Fly fishing in the UK is mostly practised by men. Women are welcomed but not always treated respectfully. Speak to a female fly angler. They will likely give you an example of sexism they have experienced. In the US there is a much bigger female fly fishing contingent. However, they still experience sexism on the water. Companies and organisations in the US are doing great work to combat this. In the UK we have a lot of work to do. Again I am not saying all UK fly anglers are sexist, but that we need and can do more to make women feel respected and safe in general and whilst on the water.
This video shows that sexism exists in fly fishing.
These articles are really good resources for more information.
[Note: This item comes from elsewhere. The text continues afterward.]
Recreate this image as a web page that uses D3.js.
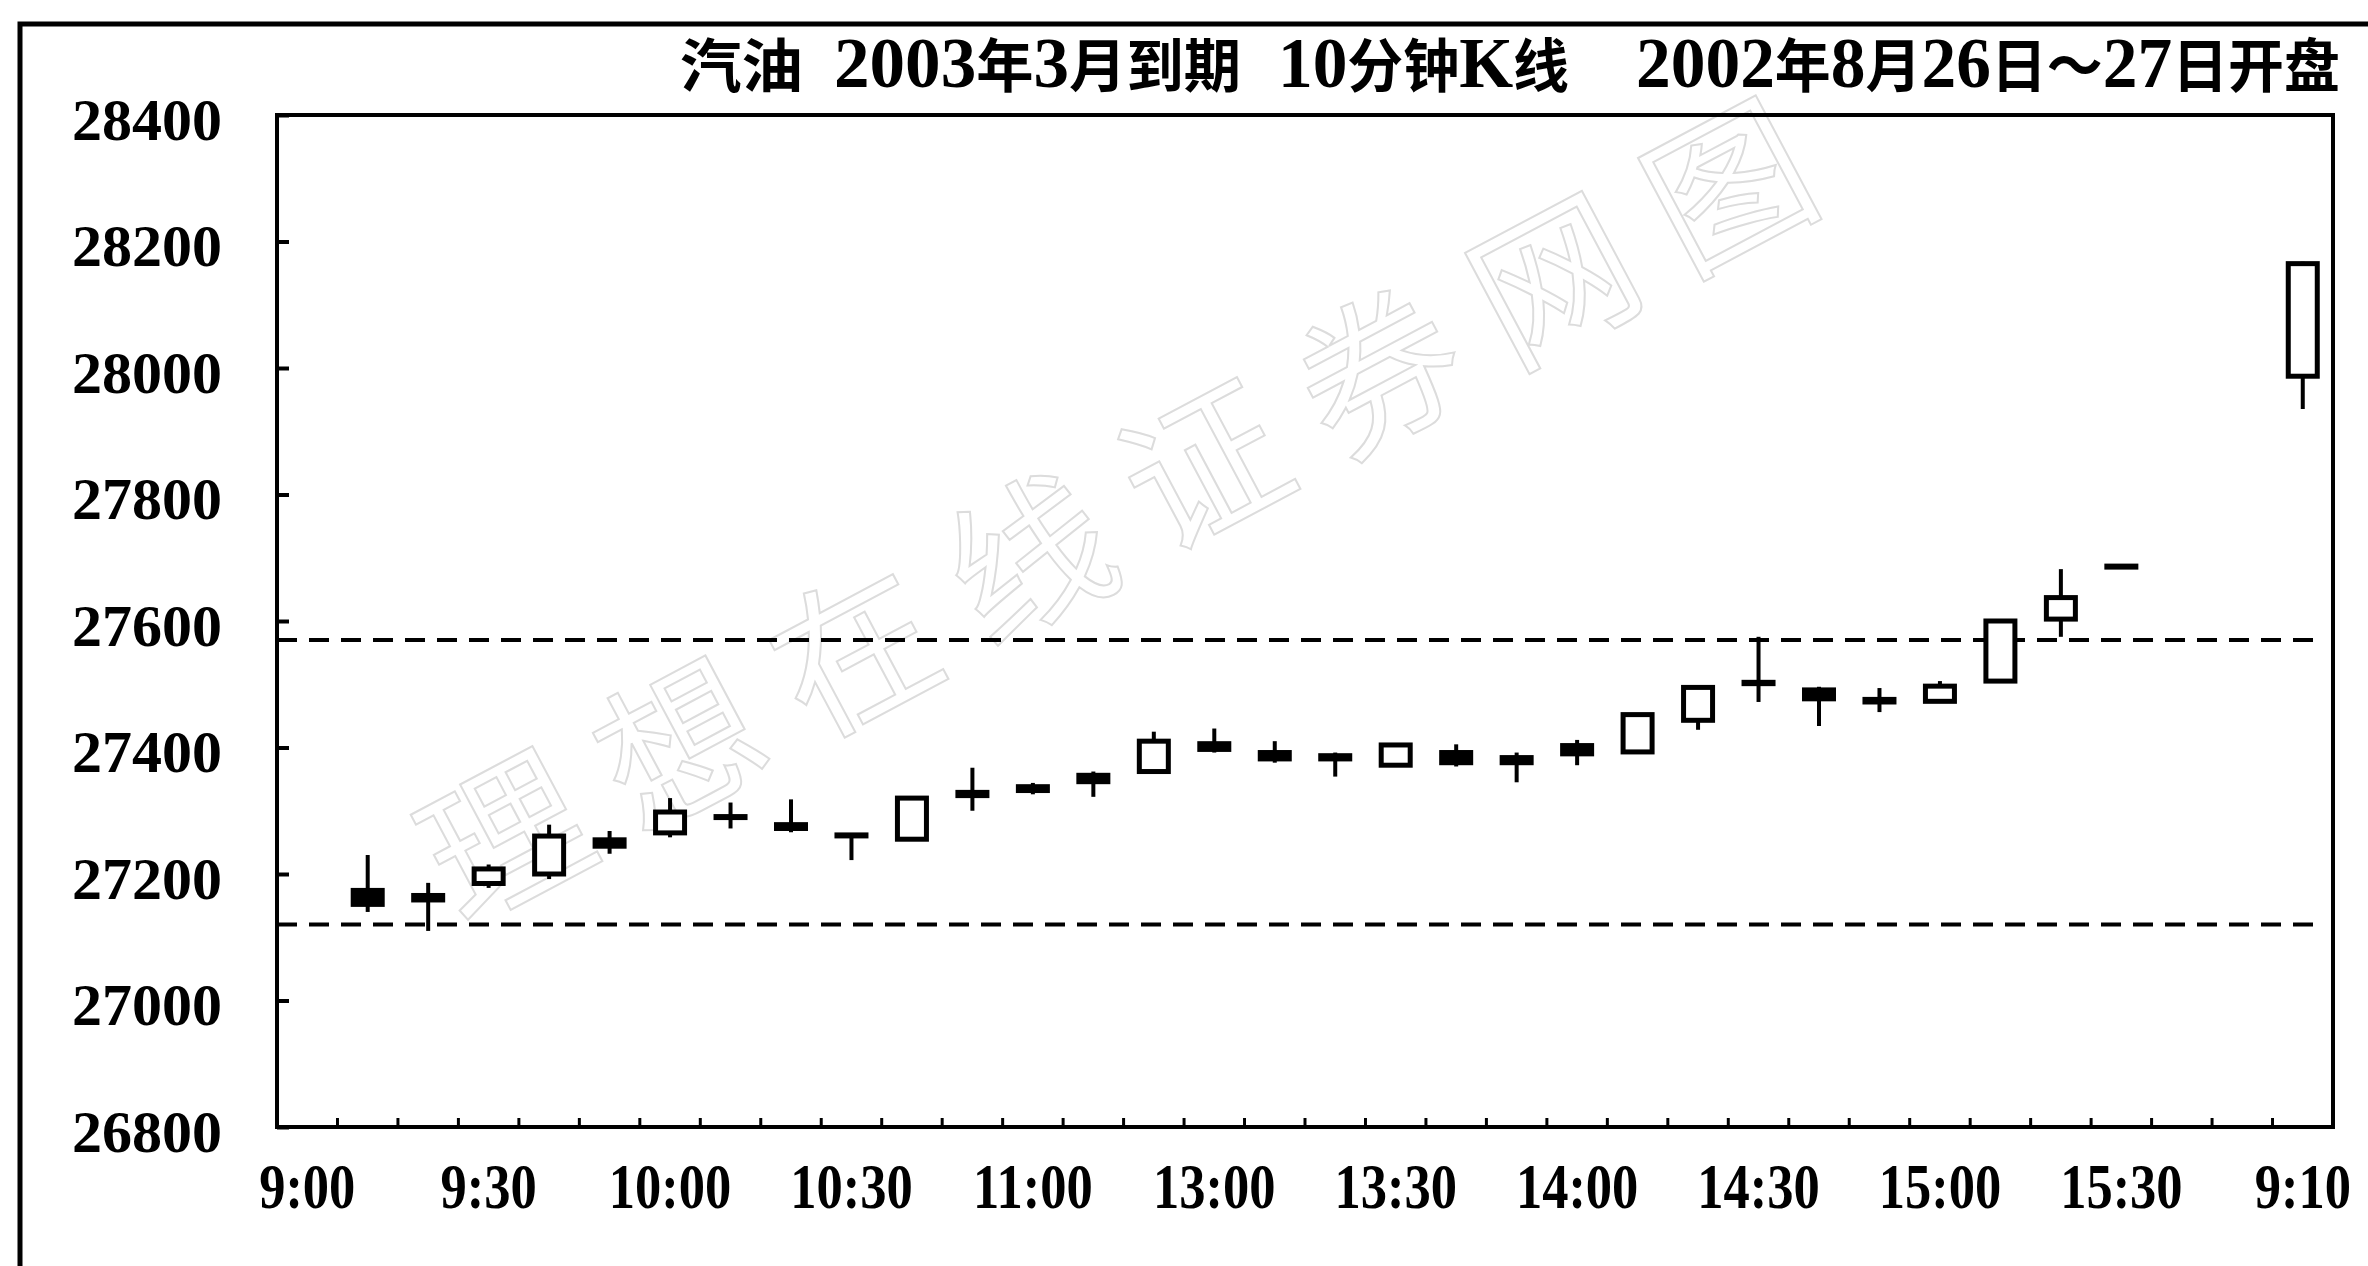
<!DOCTYPE html>
<html><head><meta charset="utf-8">
<script src="https://cdn.jsdelivr.net/npm/d3@7"></script>
<style>
html,body{margin:0;padding:0;background:#fff;}
svg{display:block;}
</style></head>
<body>
<svg id="chart" width="2368" height="1266"></svg>
<script>
// ---------- data ----------
const titleParts = ["汽油", "2003年3月到期", "10分钟K线", "2002年8月26日～27日开盘"];
const yTicks = [26800, 27000, 27200, 27400, 27600, 27800, 28000, 28200, 28400];
const tickLabels = ["9:00","9:30","10:00","10:30","11:00","13:00","13:30","14:00","14:30","15:00","15:30","9:10"];
const tickSlots  = [0, 3, 6, 9, 12, 15, 18, 21, 24, 27, 30, 33];
const slotCount = 34;
const candleSlot = [1,2,3,4,5,6,7,8,9,10,11,12,13,14,15,16,17,18,19,20,21,22,23,24,25,26,27,28,29,30,33];
const openP  = [27178,27170,27185,27200,27258,27265,27292,27282,27262,27255,27333,27342,27360,27362,27410,27396,27391,27372,27396,27388,27407,27393,27443,27507,27495,27480,27473,27505,27603,27687,27987];
const highP  = [27230,27186,27215,27278,27268,27320,27313,27318,27263,27322,27368,27344,27362,27425,27430,27410,27392,27405,27405,27392,27412,27453,27496,27575,27496,27494,27505,27602,27682,27688,28168];
const lowP   = [27140,27110,27178,27192,27232,27258,27272,27266,27222,27253,27300,27326,27322,27360,27392,27376,27354,27371,27370,27345,27372,27392,27428,27472,27434,27456,27472,27503,27575,27684,27935];
const closeP = [27148,27155,27208,27260,27240,27298,27288,27268,27260,27320,27320,27328,27342,27410,27393,27378,27378,27404,27372,27372,27386,27452,27495,27497,27473,27468,27497,27600,27637,27685,28165];
const refLines = [27570, 27120];
const watermark = "理想在线证券网图";

// ---------- layout ----------
const svg = d3.select("#chart");
const plot = {left: 277, right: 2333, top: 115, bottom: 1127};
const numFont = "'Liberation Serif','Times New Roman',serif";
const cjkFont = "'Noto Sans CJK SC','Liberation Serif',serif";

const x = d3.scaleBand().domain(d3.range(slotCount)).range([plot.left, plot.right]).padding(0);
const y = d3.scaleLinear().domain([26800, 28400]).range([plot.bottom, plot.top]);
const cx = s => x(s) + x.bandwidth() / 2;

// outer frame
svg.append("rect").attr("x", 20).attr("y", 24).attr("width", 2420).attr("height", 1320)
  .attr("fill", "none").attr("stroke", "#000").attr("stroke-width", 5);

// watermark
const wm = svg.append("g").attr("transform", "translate(500,828) rotate(-28)");
wm.selectAll("text").data(watermark.split("")).join("text")
  .attr("x", (d, i) => i * 198).attr("y", 0)
  .attr("text-anchor", "middle").attr("dominant-baseline", "central")
  .attr("font-family", cjkFont).attr("font-size", 160)
  .attr("fill", "none").attr("stroke", "#dcdcdc").attr("stroke-width", 2)
  .text(d => d);

// title
const tPos = [[680, 123], [834, 407], [1278, 291], [1636, 704]];
titleParts.forEach((p, i) => {
  const t = svg.append("text").attr("x", tPos[i][0]).attr("y", 87)
    .attr("font-weight", "bold").attr("fill", "#000");
  const runs = p.match(/[\x00-\x7F]+|[^\x00-\x7F]+/g);
  runs.forEach(r => {
    const ascii = /^[\x00-\x7F]+$/.test(r);
    t.append("tspan").text(r)
      .attr("font-family", ascii ? numFont : cjkFont)
      .attr("font-size", ascii ? 72 : 58);
  });
  t.attr("textLength", tPos[i][1]).attr("lengthAdjust", "spacingAndGlyphs");
});

// reference dashed lines
svg.append("g").selectAll("line").data(refLines).join("line")
  .attr("x1", plot.left).attr("x2", plot.right - 20)
  .attr("y1", d => y(d)).attr("y2", d => y(d))
  .attr("stroke", "#000").attr("stroke-width", 4).attr("stroke-dasharray", "20,12");

// y axis
const yAxis = svg.append("g").attr("transform", `translate(${plot.left},0)`)
  .call(d3.axisLeft(y).tickValues(yTicks).tickSize(-12).tickPadding(55).tickFormat(d3.format("d")));
yAxis.select(".domain").remove();
yAxis.selectAll("line").attr("stroke", "#000").attr("stroke-width", 4);
yAxis.selectAll("text").attr("font-family", numFont).attr("font-weight", "bold")
  .attr("font-size", 60).attr("fill", "#000").attr("dy", "0.4em");

// x axis labels
const xAxis = svg.append("g").attr("transform", `translate(0,${plot.bottom})`)
  .call(d3.axisBottom(x).tickValues(tickSlots).tickSize(0).tickPadding(36)
    .tickFormat((d) => tickLabels[tickSlots.indexOf(d)]));
xAxis.select(".domain").remove();
xAxis.selectAll("text").attr("font-family", numFont).attr("font-weight", "bold")
  .attr("font-size", 64).attr("fill", "#000")
  .each(function () {
    const w = this.getComputedTextLength();
    d3.select(this).attr("textLength", w * 0.82).attr("lengthAdjust", "spacingAndGlyphs");
  });

// x boundary ticks (inward)
svg.append("g").selectAll("line").data(d3.range(1, slotCount)).join("line")
  .attr("x1", d => x(d)).attr("x2", d => x(d))
  .attr("y1", plot.bottom).attr("y2", plot.bottom - 9)
  .attr("stroke", "#000").attr("stroke-width", 3);

// plot frame
svg.append("rect").attr("x", plot.left).attr("y", plot.top)
  .attr("width", plot.right - plot.left).attr("height", plot.bottom - plot.top)
  .attr("fill", "none").attr("stroke", "#000").attr("stroke-width", 4);

// candles
const candles = candleSlot.map((s, i) => ({s, o: openP[i], h: highP[i], l: lowP[i], c: closeP[i]}));
const g = svg.append("g");
const cg = g.selectAll("g").data(candles).join("g");
cg.append("line")
  .attr("x1", d => cx(d.s)).attr("x2", d => cx(d.s))
  .attr("y1", d => y(d.h)).attr("y2", d => y(d.l))
  .attr("stroke", "#000").attr("stroke-width", 4);
cg.each(function (d) {
  const sel = d3.select(this);
  const top = y(Math.max(d.o, d.c)), bot = y(Math.min(d.o, d.c));
  if (d.c > d.o) {
    sel.append("rect").attr("x", cx(d.s) - 14.5).attr("width", 29)
      .attr("y", top).attr("height", Math.max(bot - top, 4))
      .attr("fill", "#fff").attr("stroke", "#000").attr("stroke-width", 5);
  } else {
    const hgt = Math.max(bot - top, 6);
    const mid = (top + bot) / 2;
    sel.append("rect").attr("x", cx(d.s) - 17).attr("width", 34)
      .attr("y", mid - hgt / 2).attr("height", hgt).attr("fill", "#000");
  }
});
</script>
</body></html>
This article is full of examples of sexism within fly fishing.
Something equally relevant from a Scottish guiding company.
The most in-depth piece you will find on the topic.
It seems very few doubt this one. Especially in the UK. We realise this one is a little different in the US with increased access to water. However, we have often been told that it is still a sport that's seen as being shrouded in snobbery over there.
The elitist culture runs deep in fly fishing in the UK. Clubs and private landowners have controlled most of the fishing around the country for much of the 20th century. This made access hard for all but the privileged few. In recent years this is something that is changing and hopefully will continue to do so. There are lots of great organisations like fishing for schools doing excellent work. Also as someone who has been involved in fly fishing for the last 20 years, I know that fly fishing can be extremely accessible and un elitist. Unfortunately, none of these messages have made it through to the general public.
I (Oscar) can speak from my own experience on this topic. Coming from an untraditional fly fishing background. Growing up in a council house with a large family on a very low income, it was not necessarily the natural sport for me to take up. Fortunately, I was introduced to it by my grandfather and fell in love with it straight away. To afford to go fishing I started growing and selling chilli plants. Anyway, that doesn't really matter. What does matter is that I changed my entire personality to fit in with the crowd that dominated the sport I loved. Ask anyone of my friends or family. For a long time, I was not me. This was not because anyone, in particular, made me feel unwelcome. Most have been amazing. The feeling came from the sports history, industry and literature.
Unfortunately, there are very few resources available on this topic. But one does not have to look very hard at the portrayal of the sport and access in this country to understand why the sport is viewed in this elitist manner.
We will keep adding to this page and build a resource. Hopefully, we can all use it to learn and improve fly fishing for future anglers. This conversation needs to happen.